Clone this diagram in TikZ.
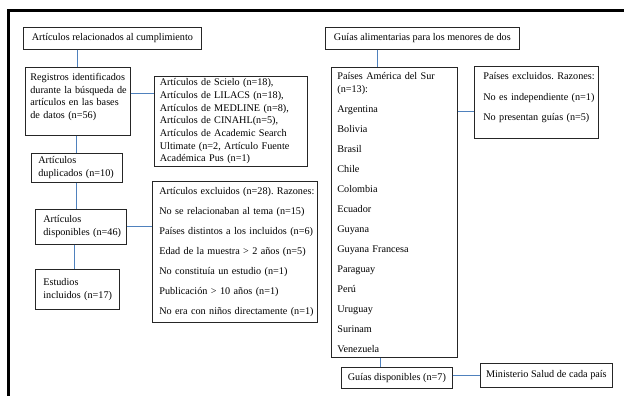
\documentclass[tikz,border=0pt]{standalone}
\usepackage{fontspec}
\setmainfont{Liberation Serif}
\newcommand\jline[1]{\makebox[\hsize][s]{#1}}
\definecolor{linkblue}{HTML}{4F81BD}
\tikzset{
  box/.style={draw=black!85, line width=0.7pt, anchor=north west, inner sep=0pt,
    font=\fontsize{10.2}{12.7}\selectfont\frenchspacing, align=left},
  cbox/.style={box, align=center},
  conn/.style={draw=linkblue, line width=0.9pt},
  frame/.style={draw=black, line width=2.7pt}
}
\begin{document}
\begin{tikzpicture}[x=1pt, y=-1pt]
\useasboundingbox (0,0) rectangle (624,396);
\draw[frame] (8.7,396) -- (8.7,10.7) -- (624,10.7);

% left column
\node[cbox, minimum width=178pt, minimum height=22pt] (b1) at (23,27) {Artículos relacionados al cumplimiento};
\node[box, minimum width=105pt, minimum height=68pt, text width=95pt] (reg) at (25,67)
  {\jline{Registros identificados}\\ \jline{durante la búsqueda de}\\ \jline{artículos en las bases}\\ de datos (n=56)\\[-1.7pt]\mbox{}};
\node[box, minimum width=153pt, minimum height=90pt, text width=142pt] (sci) at (154,76)
  {\jline{Artículos de Scielo (n=18),}\\ \jline{Artículos de LILACS (n=18),}\\ \jline{Artículos de MEDLINE (n=8),}\\ \jline{Artículos de CINAHL(n=5),}\\ \jline{Artículos de Academic Search}\\ \jline{Ultimate (n=2, Artículo Fuente}\\ Académica Pus (n=1)};
\node[box, minimum width=91pt, minimum height=29pt, text width=77pt] (dup) at (31,153)
  {Artículos\\ \mbox{duplicados (n=10)}};
\node[box, minimum width=91pt, minimum height=35pt, text width=75pt] (disp) at (35,209)
  {Artículos\\ \mbox{disponibles (n=46)}};
\node[box, minimum width=84pt, minimum height=40pt, text width=68pt] (est) at (35,269)
  {Estudios\\ \mbox{incluidos (n=17)}};
\node[box, minimum width=165pt, minimum height=141pt, text width=151pt] (exc) at (152,181)
  {\mbox{Artículos excluidos (n=28). Razones:}\\[7.3pt]
   \mbox{No se relacionaban al tema (n=15)}\\[7.3pt]
   \mbox{Países distintos a los incluidos (n=6)}\\[7.3pt]
   \mbox{Edad de la muestra > 2 años (n=5)}\\[7.3pt]
   \mbox{No constituía un estudio (n=1)}\\[7.3pt]
   \mbox{Publicación > 10 años (n=1)}\\[7.3pt]
   \mbox{No era con niños directamente (n=1)}};

% right column
\node[cbox, minimum width=194pt, minimum height=22pt] (gui) at (325,27) {Guías alimentarias para los menores de dos};
\node[box, minimum width=126pt, minimum height=290pt, text width=114pt] (pai) at (331,67)
  {\jline{Países América del Sur}\\ (n=13):\\[7.3pt]
   Argentina\\[7.3pt] Bolivia\\[7.3pt] Brasil\\[7.3pt] Chile\\[7.3pt] Colombia\\[7.3pt]
   Ecuador\\[7.3pt] Guyana\\[7.3pt] Guyana Francesa\\[7.3pt] Paraguay\\[7.3pt] Perú\\[7.3pt]
   Uruguay\\[7.3pt] Surinam\\[7.3pt] Venezuela};
\node[box, minimum width=124pt, minimum height=72pt, text width=106pt] (rexc) at (474,66)
  {\mbox{Países excluidos. Razones:}\\[7.8pt]
   \mbox{No es independiente (n=1)}\\[7.8pt]
   \mbox{No presentan guías (n=5)}\\[-1.7pt]\mbox{}};
\node[cbox, minimum width=111pt, minimum height=21pt] (gdisp) at (341,367) {Guías disponibles (n=7)};
\node[cbox, minimum width=132pt, minimum height=24pt] (min) at (480,363) {Ministerio Salud de cada país};

% connectors
\draw[conn] (reg.north |- b1.south) -- (reg.north);
\draw[conn] ([yshift=8pt]reg.east) -- ([yshift=8pt]reg.east -| sci.west);
\draw[conn] (dup.north |- reg.south) -- (dup.north);
\draw[conn] ([xshift=-0.5pt]dup.south) -- ([xshift=-0.5pt]dup.south |- disp.north);
\draw[conn] (disp.east) -- (disp.east -| exc.west);
\draw[conn] ([xshift=-3pt]est.north |- disp.south) -- ([xshift=-3pt]est.north);
\draw[conn] ([xshift=-17pt]pai.north |- gui.south) -- ([xshift=-17pt]pai.north);
\draw[conn] ([yshift=-9pt]rexc.west -| pai.east) -- ([yshift=-9pt]rexc.west);
\draw[conn] ([xshift=-16pt]gdisp.north |- pai.south) -- ([xshift=-16pt]gdisp.north);
\draw[conn] (gdisp.east |- min.west) -- (min.west);
\end{tikzpicture}
\end{document}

Exercise directions: Reproduce each line word for word and drop the pictures.

In response:
Clone this diagram in TikZ.
\documentclass[tikz,border=0pt]{standalone}
\usepackage{fontspec}
\setmainfont{Liberation Serif}
\newcommand\jline[1]{\makebox[\hsize][s]{#1}}
\definecolor{linkblue}{HTML}{4F81BD}
\tikzset{
  box/.style={draw=black!85, line width=0.7pt, anchor=north west, inner sep=0pt,
    font=\fontsize{10.2}{12.7}\selectfont\frenchspacing, align=left},
  cbox/.style={box, align=center},
  conn/.style={draw=linkblue, line width=0.9pt},
  frame/.style={draw=black, line width=2.7pt}
}
\begin{document}
\begin{tikzpicture}[x=1pt, y=-1pt]
\useasboundingbox (0,0) rectangle (624,396);
\draw[frame] (8.7,396) -- (8.7,10.7) -- (624,10.7);

% left column
\node[cbox, minimum width=178pt, minimum height=22pt] (b1) at (23,27) {Artículos relacionados al cumplimiento};
\node[box, minimum width=105pt, minimum height=68pt, text width=95pt] (reg) at (25,67)
  {\jline{Registros identificados}\\ \jline{durante la búsqueda de}\\ \jline{artículos en las bases}\\ de datos (n=56)\\[-1.7pt]\mbox{}};
\node[box, minimum width=153pt, minimum height=90pt, text width=142pt] (sci) at (154,76)
  {\jline{Artículos de Scielo (n=18),}\\ \jline{Artículos de LILACS (n=18),}\\ \jline{Artículos de MEDLINE (n=8),}\\ \jline{Artículos de CINAHL(n=5),}\\ \jline{Artículos de Academic Search}\\ \jline{Ultimate (n=2, Artículo Fuente}\\ Académica Pus (n=1)};
\node[box, minimum width=91pt, minimum height=29pt, text width=77pt] (dup) at (31,153)
  {Artículos\\ \mbox{duplicados (n=10)}};
\node[box, minimum width=91pt, minimum height=35pt, text width=75pt] (disp) at (35,209)
  {Artículos\\ \mbox{disponibles (n=46)}};
\node[box, minimum width=84pt, minimum height=40pt, text width=68pt] (est) at (35,269)
  {Estudios\\ \mbox{incluidos (n=17)}};
\node[box, minimum width=165pt, minimum height=141pt, text width=151pt] (exc) at (152,181)
  {\mbox{Artículos excluidos (n=28). Razones:}\\[7.3pt]
   \mbox{No se relacionaban al tema (n=15)}\\[7.3pt]
   \mbox{Países distintos a los incluidos (n=6)}\\[7.3pt]
   \mbox{Edad de la muestra > 2 años (n=5)}\\[7.3pt]
   \mbox{No constituía un estudio (n=1)}\\[7.3pt]
   \mbox{Publicación > 10 años (n=1)}\\[7.3pt]
   \mbox{No era con niños directamente (n=1)}};

% right column
\node[cbox, minimum width=194pt, minimum height=22pt] (gui) at (325,27) {Guías alimentarias para los menores de dos};
\node[box, minimum width=126pt, minimum height=290pt, text width=114pt] (pai) at (331,67)
  {\jline{Países América del Sur}\\ (n=13):\\[7.3pt]
   Argentina\\[7.3pt] Bolivia\\[7.3pt] Brasil\\[7.3pt] Chile\\[7.3pt] Colombia\\[7.3pt]
   Ecuador\\[7.3pt] Guyana\\[7.3pt] Guyana Francesa\\[7.3pt] Paraguay\\[7.3pt] Perú\\[7.3pt]
   Uruguay\\[7.3pt] Surinam\\[7.3pt] Venezuela};
\node[box, minimum width=124pt, minimum height=72pt, text width=106pt] (rexc) at (474,66)
  {\mbox{Países excluidos. Razones:}\\[7.8pt]
   \mbox{No es independiente (n=1)}\\[7.8pt]
   \mbox{No presentan guías (n=5)}\\[-1.7pt]\mbox{}};
\node[cbox, minimum width=111pt, minimum height=21pt] (gdisp) at (341,367) {Guías disponibles (n=7)};
\node[cbox, minimum width=132pt, minimum height=24pt] (min) at (480,363) {Ministerio Salud de cada país};

% connectors
\draw[conn] (reg.north |- b1.south) -- (reg.north);
\draw[conn] ([yshift=8pt]reg.east) -- ([yshift=8pt]reg.east -| sci.west);
\draw[conn] (dup.north |- reg.south) -- (dup.north);
\draw[conn] ([xshift=-0.5pt]dup.south) -- ([xshift=-0.5pt]dup.south |- disp.north);
\draw[conn] (disp.east) -- (disp.east -| exc.west);
\draw[conn] ([xshift=-3pt]est.north |- disp.south) -- ([xshift=-3pt]est.north);
\draw[conn] ([xshift=-17pt]pai.north |- gui.south) -- ([xshift=-17pt]pai.north);
\draw[conn] ([yshift=-9pt]rexc.west -| pai.east) -- ([yshift=-9pt]rexc.west);
\draw[conn] ([xshift=-16pt]gdisp.north |- pai.south) -- ([xshift=-16pt]gdisp.north);
\draw[conn] (gdisp.east |- min.west) -- (min.west);
\end{tikzpicture}
\end{document}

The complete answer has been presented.